→ Exercise prompt
Beginning with the opening line of the entries, return every line through the one containing "fig = plt.figure(figsize=(W", both included, and nothing else. Omit pictures.

→ Data listing

================

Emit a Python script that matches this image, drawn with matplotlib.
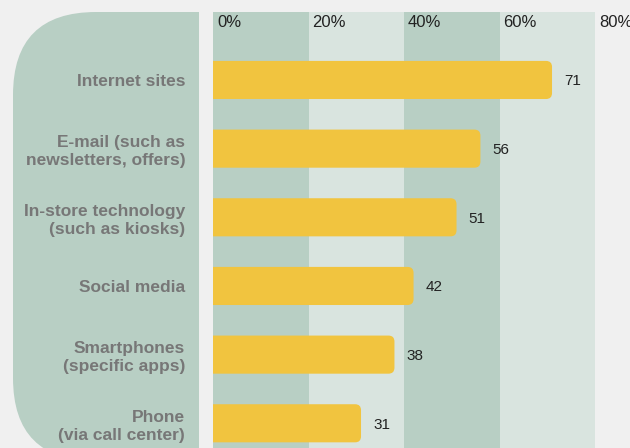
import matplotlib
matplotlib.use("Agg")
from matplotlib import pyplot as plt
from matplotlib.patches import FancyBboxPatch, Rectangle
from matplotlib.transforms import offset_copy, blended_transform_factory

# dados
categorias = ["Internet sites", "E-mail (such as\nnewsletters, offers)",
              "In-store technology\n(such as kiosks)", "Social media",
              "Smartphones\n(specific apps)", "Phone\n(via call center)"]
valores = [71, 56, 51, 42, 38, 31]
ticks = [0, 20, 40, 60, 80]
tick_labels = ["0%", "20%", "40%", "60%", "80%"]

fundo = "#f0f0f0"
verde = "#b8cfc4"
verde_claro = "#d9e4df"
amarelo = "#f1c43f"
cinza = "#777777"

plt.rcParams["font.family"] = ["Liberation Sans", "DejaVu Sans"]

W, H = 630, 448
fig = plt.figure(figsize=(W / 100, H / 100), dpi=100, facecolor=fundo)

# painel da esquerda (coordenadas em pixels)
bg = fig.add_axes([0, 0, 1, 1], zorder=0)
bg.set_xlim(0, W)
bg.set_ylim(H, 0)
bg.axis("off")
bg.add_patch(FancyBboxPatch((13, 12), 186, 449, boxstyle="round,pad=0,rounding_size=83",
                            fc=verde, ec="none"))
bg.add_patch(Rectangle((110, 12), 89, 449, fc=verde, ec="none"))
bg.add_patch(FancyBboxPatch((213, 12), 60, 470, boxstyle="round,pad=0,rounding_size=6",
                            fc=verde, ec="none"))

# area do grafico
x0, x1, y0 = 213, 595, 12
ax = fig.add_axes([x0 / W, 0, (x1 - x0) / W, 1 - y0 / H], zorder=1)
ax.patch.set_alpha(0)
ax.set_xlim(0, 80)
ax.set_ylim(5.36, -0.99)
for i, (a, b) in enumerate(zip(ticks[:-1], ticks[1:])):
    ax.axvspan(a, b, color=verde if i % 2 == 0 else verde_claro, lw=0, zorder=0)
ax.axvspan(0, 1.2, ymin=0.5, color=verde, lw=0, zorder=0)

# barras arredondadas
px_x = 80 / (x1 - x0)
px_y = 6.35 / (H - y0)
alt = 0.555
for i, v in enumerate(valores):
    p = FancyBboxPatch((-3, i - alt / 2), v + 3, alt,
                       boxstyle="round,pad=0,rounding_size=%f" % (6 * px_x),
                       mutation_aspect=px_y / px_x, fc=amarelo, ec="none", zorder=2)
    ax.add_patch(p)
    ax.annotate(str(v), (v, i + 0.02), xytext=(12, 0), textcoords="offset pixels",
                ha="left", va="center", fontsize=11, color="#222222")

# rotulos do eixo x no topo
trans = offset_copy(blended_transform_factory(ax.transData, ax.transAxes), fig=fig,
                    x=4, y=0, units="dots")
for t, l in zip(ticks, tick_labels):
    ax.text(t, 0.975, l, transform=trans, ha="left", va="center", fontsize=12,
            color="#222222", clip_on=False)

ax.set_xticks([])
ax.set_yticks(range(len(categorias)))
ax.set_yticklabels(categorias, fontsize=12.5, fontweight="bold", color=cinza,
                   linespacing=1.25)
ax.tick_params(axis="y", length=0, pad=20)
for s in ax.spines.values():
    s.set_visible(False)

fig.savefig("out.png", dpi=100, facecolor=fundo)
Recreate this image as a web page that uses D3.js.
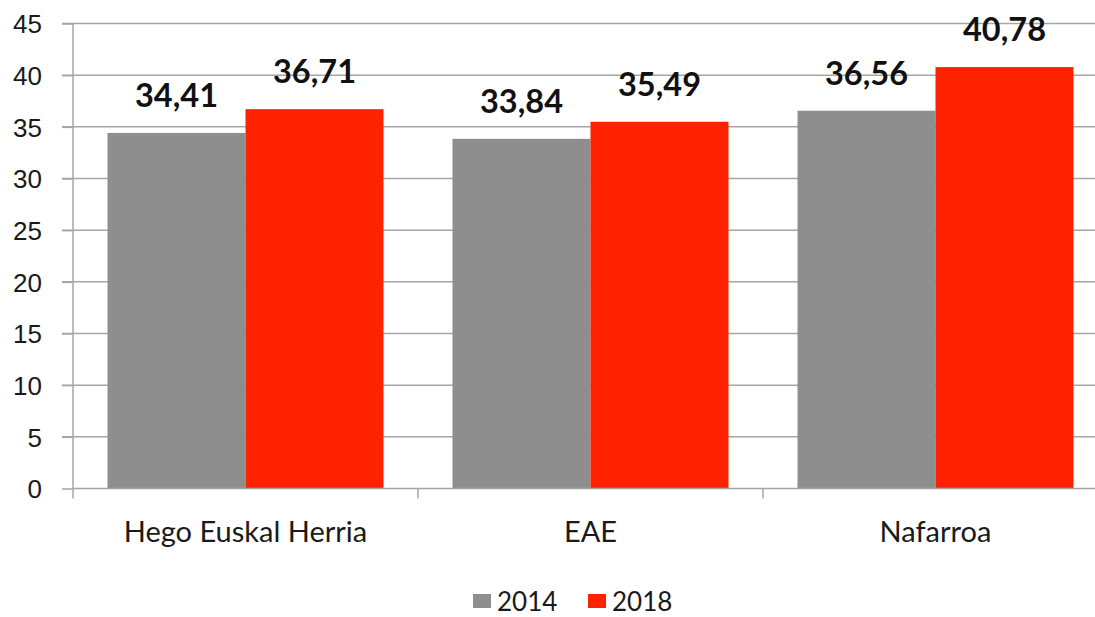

================

→ Reply to the exercise
Emit a Python script that matches this image, drawn with matplotlib.
import matplotlib
matplotlib.use("Agg")
from matplotlib import pyplot as plt
from matplotlib.patches import FancyBboxPatch, Rectangle
from matplotlib.transforms import offset_copy, blended_transform_factory

# dados
categorias = ["Internet sites", "E-mail (such as\nnewsletters, offers)",
              "In-store technology\n(such as kiosks)", "Social media",
              "Smartphones\n(specific apps)", "Phone\n(via call center)"]
valores = [71, 56, 51, 42, 38, 31]
ticks = [0, 20, 40, 60, 80]
tick_labels = ["0%", "20%", "40%", "60%", "80%"]

fundo = "#f0f0f0"
verde = "#b8cfc4"
verde_claro = "#d9e4df"
amarelo = "#f1c43f"
cinza = "#777777"

plt.rcParams["font.family"] = ["Liberation Sans", "DejaVu Sans"]

W, H = 630, 448
fig = plt.figure(figsize=(W / 100, H / 100), dpi=100, facecolor=fundo)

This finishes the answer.